# Information provided start

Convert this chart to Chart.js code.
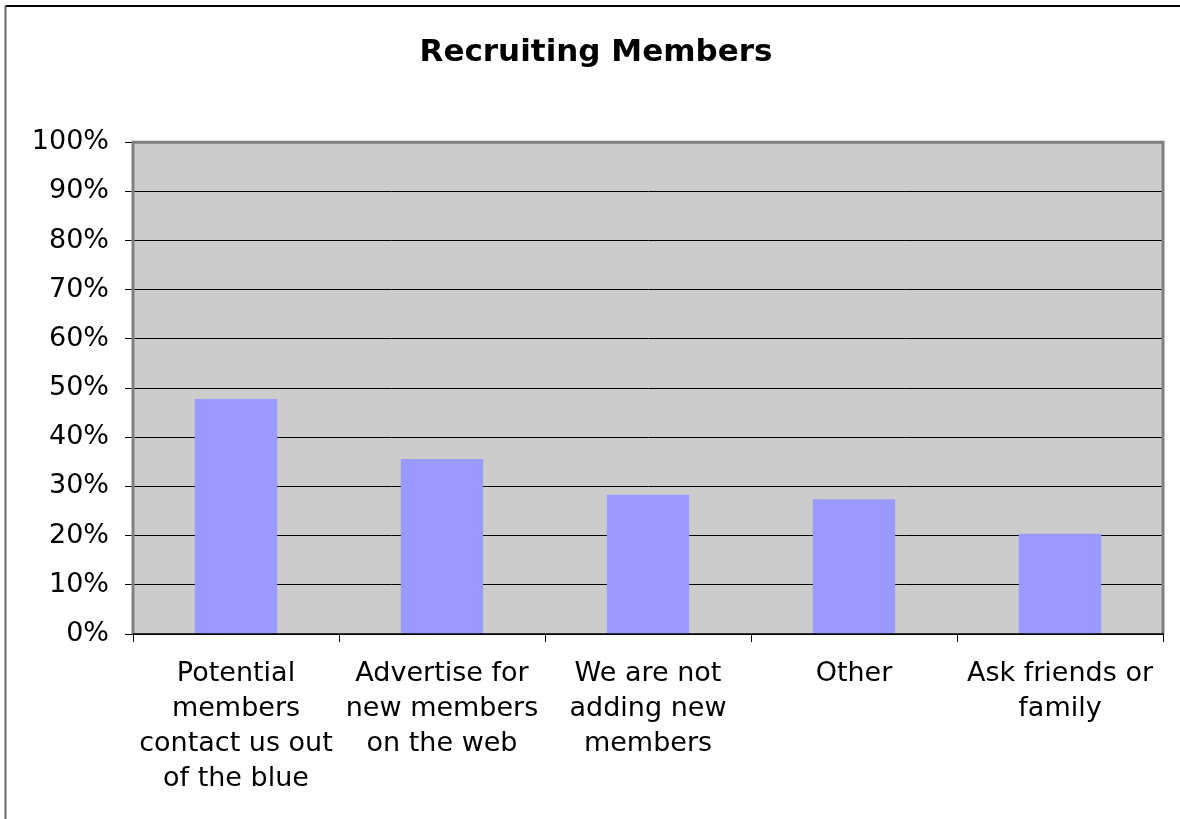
<!DOCTYPE html>
<html>
<head>
<meta charset="utf-8">
<script src="https://cdn.jsdelivr.net/npm/chart.js@4/dist/chart.umd.min.js"></script>
<style>
  html, body { margin: 0; padding: 0; background: #fff; }
  #wrap { width: 1180px; height: 819px; position: relative; }
</style>
</head>
<body>
<div id="wrap"><canvas id="grafico"></canvas></div>
<script>
// === Datos ===
const categorias = [
  ["Potential", "members", "contact us out", "of the blue"],
  ["Advertise for", "new members", "on the web"],
  ["We are not", "adding new", "members"],
  ["Other"],
  ["Ask friends or", "family"]
];
const porcentajes = [47.8, 35.6, 28.3, 27.4, 20.4];
const tituloTexto = "Recruiting Members";

const fuente = "'DejaVu Sans', Verdana, sans-serif";

// === Marco exterior y fondo del área de trazado ===
const marcoPlugin = {
  id: "marco",
  beforeDraw(chart) {
    const { ctx, chartArea: a } = chart;
    ctx.save();
    ctx.fillStyle = "#fff";
    ctx.fillRect(0, 0, chart.width, chart.height);
    // borde exterior (solo arriba e izquierda visibles)
    ctx.lineWidth = 2;
    ctx.beginPath();
    ctx.moveTo(1180, 6);
    ctx.lineTo(5.5, 6);
    ctx.strokeStyle = "#000";
    ctx.stroke();
    ctx.beginPath();
    ctx.moveTo(5.5, 6);
    ctx.lineTo(5.5, 819);
    ctx.strokeStyle = "#666";
    ctx.stroke();
    // fondo gris
    ctx.fillStyle = "#cccccc";
    ctx.fillRect(a.left, a.top, a.right - a.left, a.bottom - a.top);
    ctx.restore();
  },
  afterDraw(chart) {
    const { ctx, chartArea: a } = chart;
    ctx.save();
    ctx.strokeStyle = "#808080";
    ctx.lineWidth = 3;
    ctx.beginPath();
    ctx.moveTo(a.left, a.bottom);
    ctx.lineTo(a.left, a.top);
    ctx.lineTo(a.right, a.top);
    ctx.lineTo(a.right, a.bottom);
    ctx.stroke();
    ctx.strokeStyle = "#000";
    ctx.lineWidth = 1.5;
    ctx.beginPath();
    ctx.moveTo(a.left, a.bottom);
    ctx.lineTo(a.right + 1, a.bottom);
    ctx.stroke();
    ctx.restore();
  }
};

const ctx = document.getElementById("grafico").getContext("2d");

new Chart(ctx, {
  type: "bar",
  data: {
    labels: categorias,
    datasets: [{
      data: porcentajes,
      backgroundColor: "#9999ff",
      borderWidth: 0,
      categoryPercentage: 1,
      barPercentage: 0.4
    }]
  },
  options: {
    responsive: true,
    maintainAspectRatio: false,
    animation: false,
    layout: { padding: { left: 12, right: 0, top: 0, bottom: 0 } },
    plugins: {
      legend: { display: false },
      tooltip: { enabled: false },
      title: {
        display: true,
        text: tituloTexto,
        color: "#000",
        font: { family: fuente, size: 31, weight: "bold" },
        padding: { top: 34, bottom: 71 }
      }
    },
    scales: {
      y: {
        min: 0,
        max: 100,
        afterFit(scale) { scale.width = 121; },
        ticks: {
          stepSize: 10,
          color: "#000",
          padding: 16,
          font: { family: fuente, size: 27 },
          callback: (v) => v + "%"
        },
        grid: {
          color: "#000",
          lineWidth: 1,
          tickLength: 8,
          drawTicks: true
        },
        border: { display: true, color: "#000", width: 1 }
      },
      // eje vacío a la derecha, solo para dejar margen
      margenDer: {
        position: "right",
        min: 0,
        max: 100,
        afterFit(scale) { scale.width = 17; },
        ticks: { display: false },
        grid: { display: false },
        border: { display: false }
      },
      x: {
        offset: true,
        afterFit(scale) { scale.height = 185; },
        ticks: {
          color: "#000",
          padding: 14,
          maxRotation: 0,
          autoSkip: false,
          font: { family: fuente, size: 27, lineHeight: 1.3 }
        },
        grid: {
          offset: true,
          drawOnChartArea: false,
          drawTicks: true,
          tickLength: 8,
          color: "#000",
          lineWidth: 1
        },
        border: { display: true, color: "#000", width: 1 }
      }
    }
  },
  plugins: [marcoPlugin]
});
</script>
</body>
</html>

# Information provided end

Task to complete:
All the material shown above is to be copied exactly, with no pictures carried over.

Full answer:
Convert this chart to Chart.js code.
<!DOCTYPE html>
<html>
<head>
<meta charset="utf-8">
<script src="https://cdn.jsdelivr.net/npm/chart.js@4/dist/chart.umd.min.js"></script>
<style>
  html, body { margin: 0; padding: 0; background: #fff; }
  #wrap { width: 1180px; height: 819px; position: relative; }
</style>
</head>
<body>
<div id="wrap"><canvas id="grafico"></canvas></div>
<script>
// === Datos ===
const categorias = [
  ["Potential", "members", "contact us out", "of the blue"],
  ["Advertise for", "new members", "on the web"],
  ["We are not", "adding new", "members"],
  ["Other"],
  ["Ask friends or", "family"]
];
const porcentajes = [47.8, 35.6, 28.3, 27.4, 20.4];
const tituloTexto = "Recruiting Members";

const fuente = "'DejaVu Sans', Verdana, sans-serif";

// === Marco exterior y fondo del área de trazado ===
const marcoPlugin = {
  id: "marco",
  beforeDraw(chart) {
    const { ctx, chartArea: a } = chart;
    ctx.save();
    ctx.fillStyle = "#fff";
    ctx.fillRect(0, 0, chart.width, chart.height);
    // borde exterior (solo arriba e izquierda visibles)
    ctx.lineWidth = 2;
    ctx.beginPath();
    ctx.moveTo(1180, 6);
    ctx.lineTo(5.5, 6);
    ctx.strokeStyle = "#000";
    ctx.stroke();
    ctx.beginPath();
    ctx.moveTo(5.5, 6);
    ctx.lineTo(5.5, 819);
    ctx.strokeStyle = "#666";
    ctx.stroke();
    // fondo gris
    ctx.fillStyle = "#cccccc";
    ctx.fillRect(a.left, a.top, a.right - a.left, a.bottom - a.top);
    ctx.restore();
  },
  afterDraw(chart) {
    const { ctx, chartArea: a } = chart;
    ctx.save();
    ctx.strokeStyle = "#808080";
    ctx.lineWidth = 3;
    ctx.beginPath();
    ctx.moveTo(a.left, a.bottom);
    ctx.lineTo(a.left, a.top);
    ctx.lineTo(a.right, a.top);
    ctx.lineTo(a.right, a.bottom);
    ctx.stroke();
    ctx.strokeStyle = "#000";
    ctx.lineWidth = 1.5;
    ctx.beginPath();
    ctx.moveTo(a.left, a.bottom);
    ctx.lineTo(a.right + 1, a.bottom);
    ctx.stroke();
    ctx.restore();
  }
};

const ctx = document.getElementById("grafico").getContext("2d");

new Chart(ctx, {
  type: "bar",
  data: {
    labels: categorias,
    datasets: [{
      data: porcentajes,
      backgroundColor: "#9999ff",
      borderWidth: 0,
      categoryPercentage: 1,
      barPercentage: 0.4
    }]
  },
  options: {
    responsive: true,
    maintainAspectRatio: false,
    animation: false,
    layout: { padding: { left: 12, right: 0, top: 0, bottom: 0 } },
    plugins: {
      legend: { display: false },
      tooltip: { enabled: false },
      title: {
        display: true,
        text: tituloTexto,
        color: "#000",
        font: { family: fuente, size: 31, weight: "bold" },
        padding: { top: 34, bottom: 71 }
      }
    },
    scales: {
      y: {
        min: 0,
        max: 100,
        afterFit(scale) { scale.width = 121; },
        ticks: {
          stepSize: 10,
          color: "#000",
          padding: 16,
          font: { family: fuente, size: 27 },
          callback: (v) => v + "%"
        },
        grid: {
          color: "#000",
          lineWidth: 1,
          tickLength: 8,
          drawTicks: true
        },
        border: { display: true, color: "#000", width: 1 }
      },
      // eje vacío a la derecha, solo para dejar margen
      margenDer: {
        position: "right",
        min: 0,
        max: 100,
        afterFit(scale) { scale.width = 17; },
        ticks: { display: false },
        grid: { display: false },
        border: { display: false }
      },
      x: {
        offset: true,
        afterFit(scale) { scale.height = 185; },
        ticks: {
          color: "#000",
          padding: 14,
          maxRotation: 0,
          autoSkip: false,
          font: { family: fuente, size: 27, lineHeight: 1.3 }
        },
        grid: {
          offset: true,
          drawOnChartArea: false,
          drawTicks: true,
          tickLength: 8,
          color: "#000",
          lineWidth: 1
        },
        border: { display: true, color: "#000", width: 1 }
      }
    }
  },
  plugins: [marcoPlugin]
});
</script>
</body>
</html>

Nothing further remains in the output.